__Supplied material__.
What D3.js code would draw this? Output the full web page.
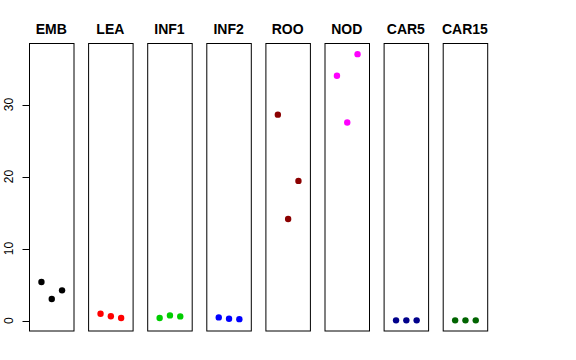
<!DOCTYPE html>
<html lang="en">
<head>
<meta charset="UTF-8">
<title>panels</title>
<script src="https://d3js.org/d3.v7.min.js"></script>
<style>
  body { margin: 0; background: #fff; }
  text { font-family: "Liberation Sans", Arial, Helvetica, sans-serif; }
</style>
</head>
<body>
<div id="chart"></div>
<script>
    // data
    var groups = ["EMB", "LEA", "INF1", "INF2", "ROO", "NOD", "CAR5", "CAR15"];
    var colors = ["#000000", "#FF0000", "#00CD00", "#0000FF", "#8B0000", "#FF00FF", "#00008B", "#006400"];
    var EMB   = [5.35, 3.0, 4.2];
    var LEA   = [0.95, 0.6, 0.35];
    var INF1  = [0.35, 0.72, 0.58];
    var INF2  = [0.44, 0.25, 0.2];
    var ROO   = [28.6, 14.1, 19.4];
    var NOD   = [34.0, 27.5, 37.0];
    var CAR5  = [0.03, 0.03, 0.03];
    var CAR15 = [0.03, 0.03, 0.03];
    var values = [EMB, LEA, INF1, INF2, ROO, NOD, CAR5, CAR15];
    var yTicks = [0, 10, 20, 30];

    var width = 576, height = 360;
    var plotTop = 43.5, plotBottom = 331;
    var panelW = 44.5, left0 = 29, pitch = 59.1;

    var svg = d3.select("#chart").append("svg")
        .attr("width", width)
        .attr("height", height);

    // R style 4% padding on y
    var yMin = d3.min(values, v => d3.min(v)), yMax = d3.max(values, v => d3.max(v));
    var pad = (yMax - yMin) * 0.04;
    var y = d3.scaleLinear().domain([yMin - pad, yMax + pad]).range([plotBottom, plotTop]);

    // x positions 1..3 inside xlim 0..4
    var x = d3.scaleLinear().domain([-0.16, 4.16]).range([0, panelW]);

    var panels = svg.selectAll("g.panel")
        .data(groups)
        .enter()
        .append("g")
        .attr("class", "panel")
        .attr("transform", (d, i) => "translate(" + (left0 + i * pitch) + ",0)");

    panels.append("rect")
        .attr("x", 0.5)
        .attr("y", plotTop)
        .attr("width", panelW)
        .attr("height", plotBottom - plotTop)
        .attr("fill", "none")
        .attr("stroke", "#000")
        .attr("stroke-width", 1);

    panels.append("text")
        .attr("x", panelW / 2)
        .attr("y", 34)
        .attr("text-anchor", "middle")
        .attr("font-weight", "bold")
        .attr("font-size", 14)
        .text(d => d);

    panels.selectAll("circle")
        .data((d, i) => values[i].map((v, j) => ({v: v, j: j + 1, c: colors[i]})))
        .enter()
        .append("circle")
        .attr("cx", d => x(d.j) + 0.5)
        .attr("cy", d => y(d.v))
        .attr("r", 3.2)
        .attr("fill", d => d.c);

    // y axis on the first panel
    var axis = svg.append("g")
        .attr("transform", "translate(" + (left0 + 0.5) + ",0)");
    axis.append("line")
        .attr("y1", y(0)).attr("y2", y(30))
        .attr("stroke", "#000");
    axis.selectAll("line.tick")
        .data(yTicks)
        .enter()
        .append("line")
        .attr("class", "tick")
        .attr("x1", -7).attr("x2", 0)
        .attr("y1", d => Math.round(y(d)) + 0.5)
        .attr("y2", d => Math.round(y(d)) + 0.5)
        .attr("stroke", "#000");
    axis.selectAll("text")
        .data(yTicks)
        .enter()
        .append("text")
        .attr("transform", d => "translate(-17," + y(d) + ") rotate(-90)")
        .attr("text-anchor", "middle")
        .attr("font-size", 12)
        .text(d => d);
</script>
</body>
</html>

__What you are asked to do__.
Transcribe each line above verbatim, with the pictures left out.

__Result of this exercise__.
What D3.js code would draw this? Output the full web page.
<!DOCTYPE html>
<html lang="en">
<head>
<meta charset="UTF-8">
<title>panels</title>
<script src="https://d3js.org/d3.v7.min.js"></script>
<style>
  body { margin: 0; background: #fff; }
  text { font-family: "Liberation Sans", Arial, Helvetica, sans-serif; }
</style>
</head>
<body>
<div id="chart"></div>
<script>
    // data
    var groups = ["EMB", "LEA", "INF1", "INF2", "ROO", "NOD", "CAR5", "CAR15"];
    var colors = ["#000000", "#FF0000", "#00CD00", "#0000FF", "#8B0000", "#FF00FF", "#00008B", "#006400"];
    var EMB   = [5.35, 3.0, 4.2];
    var LEA   = [0.95, 0.6, 0.35];
    var INF1  = [0.35, 0.72, 0.58];
    var INF2  = [0.44, 0.25, 0.2];
    var ROO   = [28.6, 14.1, 19.4];
    var NOD   = [34.0, 27.5, 37.0];
    var CAR5  = [0.03, 0.03, 0.03];
    var CAR15 = [0.03, 0.03, 0.03];
    var values = [EMB, LEA, INF1, INF2, ROO, NOD, CAR5, CAR15];
    var yTicks = [0, 10, 20, 30];

    var width = 576, height = 360;
    var plotTop = 43.5, plotBottom = 331;
    var panelW = 44.5, left0 = 29, pitch = 59.1;

    var svg = d3.select("#chart").append("svg")
        .attr("width", width)
        .attr("height", height);

    // R style 4% padding on y
    var yMin = d3.min(values, v => d3.min(v)), yMax = d3.max(values, v => d3.max(v));
    var pad = (yMax - yMin) * 0.04;
    var y = d3.scaleLinear().domain([yMin - pad, yMax + pad]).range([plotBottom, plotTop]);

    // x positions 1..3 inside xlim 0..4
    var x = d3.scaleLinear().domain([-0.16, 4.16]).range([0, panelW]);

    var panels = svg.selectAll("g.panel")
        .data(groups)
        .enter()
        .append("g")
        .attr("class", "panel")
        .attr("transform", (d, i) => "translate(" + (left0 + i * pitch) + ",0)");

    panels.append("rect")
        .attr("x", 0.5)
        .attr("y", plotTop)
        .attr("width", panelW)
        .attr("height", plotBottom - plotTop)
        .attr("fill", "none")
        .attr("stroke", "#000")
        .attr("stroke-width", 1);

    panels.append("text")
        .attr("x", panelW / 2)
        .attr("y", 34)
        .attr("text-anchor", "middle")
        .attr("font-weight", "bold")
        .attr("font-size", 14)
        .text(d => d);

    panels.selectAll("circle")
        .data((d, i) => values[i].map((v, j) => ({v: v, j: j + 1, c: colors[i]})))
        .enter()
        .append("circle")
        .attr("cx", d => x(d.j) + 0.5)
        .attr("cy", d => y(d.v))
        .attr("r", 3.2)
        .attr("fill", d => d.c);

    // y axis on the first panel
    var axis = svg.append("g")
        .attr("transform", "translate(" + (left0 + 0.5) + ",0)");
    axis.append("line")
        .attr("y1", y(0)).attr("y2", y(30))
        .attr("stroke", "#000");
    axis.selectAll("line.tick")
        .data(yTicks)
        .enter()
        .append("line")
        .attr("class", "tick")
        .attr("x1", -7).attr("x2", 0)
        .attr("y1", d => Math.round(y(d)) + 0.5)
        .attr("y2", d => Math.round(y(d)) + 0.5)
        .attr("stroke", "#000");
    axis.selectAll("text")
        .data(yTicks)
        .enter()
        .append("text")
        .attr("transform", d => "translate(-17," + y(d) + ") rotate(-90)")
        .attr("text-anchor", "middle")
        .attr("font-size", 12)
        .text(d => d);
</script>
</body>
</html>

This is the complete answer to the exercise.